I am new here but not to MLC. We have been married 30 years and have 2 sons, 25 and 22. My H gave me the speech Jun 09 and moved out Aug 09. He moved in with OW and her D in Oct 09. So it has been a year of frustration, anger, sadness and lonliness.

Just a few highlights. My sister died in Nov 09 from lung cancer and I traveled out of state for funeral with my son and when I got back H had broke into house and removed what he considered his possessions! He then proceeded to tell me to hire someone to take care of things around the house. I am living in and paying the entire mortgage on our home. He has told me in no uncertain terms he is not coming back, is in love with someone else and I need to move on.

The boys refuse to talk or have anything to do with him and I am being chastised SIL saying I am teaching them hatred for their father. MIL and FIL are trying to stay neutral but not sure that is true. Oldest son is getting married in Jul 2010 and no one from that side of family is being invited including H which I have asked my son to reconsider.

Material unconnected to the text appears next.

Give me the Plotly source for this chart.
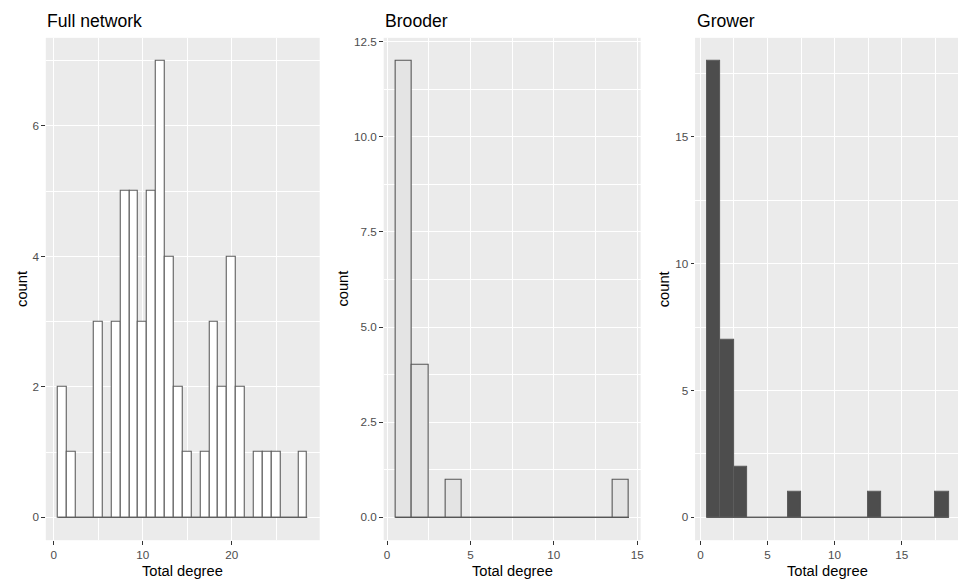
import plotly.graph_objects as go

# ---- data ----
full_degree = list(range(1, 29))
full_count = [2, 1, 0, 0, 3, 0, 3, 5, 5, 3, 5, 7, 4, 2, 1, 0, 1, 3, 2, 4, 2, 0, 1, 1, 1, 0, 0, 1]

brooder_degree = list(range(1, 15))
brooder_count = [12, 4, 0, 1, 0, 0, 0, 0, 0, 0, 0, 0, 0, 1]

grower_degree = list(range(1, 19))
grower_count = [18, 7, 2, 0, 0, 0, 1, 0, 0, 0, 0, 0, 1, 0, 0, 0, 0, 1]

titles = ["Full network", "Brooder", "Grower"]
x_title = "Total degree"
y_title = "count"

W, H = 962, 583

panels = [
    dict(deg=full_degree, cnt=full_count, fill="#ffffff", line="#5e5e5e",
         xdom=[46 / W, 321 / W], xrange=[-0.9, 29.9],
         xt=[0, 10, 20], xtl=["0", "10", "20"], xminor=[5, 15, 25],
         yrange=[-0.35, 7.35], yt=[0, 2, 4, 6], ytl=["0", "2", "4", "6"], yminor=[1, 3, 5, 7]),
    dict(deg=brooder_degree, cnt=brooder_count, fill="#e4e4e4", line="#555555",
         xdom=[385.3 / W, 643.3 / W], xrange=[-0.2, 15.2],
         xt=[0, 5, 10, 15], xtl=["0", "5", "10", "15"], xminor=[2.5, 7.5, 12.5],
         yrange=[-0.6, 12.6], yt=[0, 2.5, 5, 7.5, 10, 12.5],
         ytl=["0.0", "2.5", "5.0", "7.5", "10.0", "12.5"],
         yminor=[1.25, 3.75, 6.25, 8.75, 11.25]),
    dict(deg=grower_degree, cnt=grower_count, fill="#4d4d4d", line="#5c5c5c",
         xdom=[698 / W, 1.0], xrange=[-0.4, -0.4 + (W - 698) / 13.47],
         xt=[0, 5, 10, 15], xtl=["0", "5", "10", "15"], xminor=[2.5, 7.5, 12.5, 17.5],
         yrange=[-0.9, 18.9], yt=[0, 5, 10, 15], ytl=["0", "5", "10", "15"],
         yminor=[2.5, 7.5, 12.5, 17.5]),
]

ydom = [1 - 540 / H, 1 - 35 / H]
FONT = "Liberation Sans, Arial, sans-serif"

fig = go.Figure()
annotations = []
layout = {}

for i, p in enumerate(panels):
    n = "" if i == 0 else str(i + 1)
    xa, ya = "x" + n, "y" + n
    lo = min(p["deg"]) - 0.5
    hi = max(p["deg"]) + 0.5
    # baseline drawn by zero-height bins
    fig.add_trace(go.Scatter(x=[lo, hi], y=[0, 0], mode="lines",
                             line=dict(color=p["line"], width=1.2),
                             xaxis=xa, yaxis=ya, showlegend=False, hoverinfo="skip"))
    fig.add_trace(go.Bar(x=p["deg"], y=p["cnt"], width=1,
                         marker=dict(color=p["fill"], line=dict(color=p["line"], width=1.1)),
                         xaxis=xa, yaxis=ya, showlegend=False))
    common = dict(ticks="outside", ticklen=3.5, tickwidth=1, tickcolor="#333333",
                  tickfont=dict(family=FONT, size=11.7, color="#4d4d4d"),
                  showgrid=True, gridcolor="#ffffff", gridwidth=1.1,
                  zeroline=False, showline=False, fixedrange=True)
    layout["xaxis" + n] = dict(domain=p["xdom"], range=p["xrange"], anchor=ya,
                               tickmode="array", tickvals=p["xt"], ticktext=p["xtl"],
                               minor=dict(tickvals=p["xminor"], showgrid=True,
                                          gridcolor="#ffffff", gridwidth=0.55, ticks=""),
                               **common)
    layout["yaxis" + n] = dict(domain=ydom, range=p["yrange"], anchor=xa,
                               tickmode="array", tickvals=p["yt"], ticktext=p["ytl"],
                               minor=dict(tickvals=p["yminor"], showgrid=True,
                                          gridcolor="#ffffff", gridwidth=0.55, ticks=""),
                               **common)
    x0, x1 = p["xdom"]
    right_px = min(x1 * W, W) if i < 2 else 964.6
    # title
    annotations.append(dict(text=titles[i], x=(x0 * W - 0.5) / W, y=1 - 18 / H,
                            xref="paper", yref="paper",
                            xanchor="left", yanchor="middle", showarrow=False,
                            font=dict(family=FONT, size=17.6, color="#000000")))
    # x-axis title
    annotations.append(dict(text=x_title, x=(x0 * W + right_px) / 2 / W, y=1 - 571 / H,
                            xref="paper", yref="paper", xanchor="center", yanchor="middle",
                            showarrow=False,
                            font=dict(family=FONT, size=14.7, color="#000000")))
    # y-axis title
    ytx = [22, 344, 667][i]
    annotations.append(dict(text=y_title, x=ytx / W, y=(ydom[0] + ydom[1]) / 2,
                            xref="paper", yref="paper", xanchor="center", yanchor="middle",
                            textangle=-90, showarrow=False,
                            font=dict(family=FONT, size=14.7, color="#000000")))

fig.update_layout(width=W, height=H, margin=dict(l=0, r=0, t=0, b=0),
                  paper_bgcolor="#ffffff", plot_bgcolor="#ebebeb",
                  bargap=0, annotations=annotations, showlegend=False, **layout)

fig.write_html("out.html")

2 days ago H had surgery to remove cancerous bladder and prostarte and will wear a colomstomy bag rest of his life. I do not believe that OW will be able to handle all of this since the affair is so hot and heavy and he is basically now impotent.

I love my husband and have have done a 180 to show him that I believe we can reconcile and save the marriage but am not sure he will ever see that. I have gone to the hospital andhe seems generally happy to see me and has sent several texts saying nice things. Am I reading too much into this or is this life changing scenario what is needed for him to reevaluate his choices?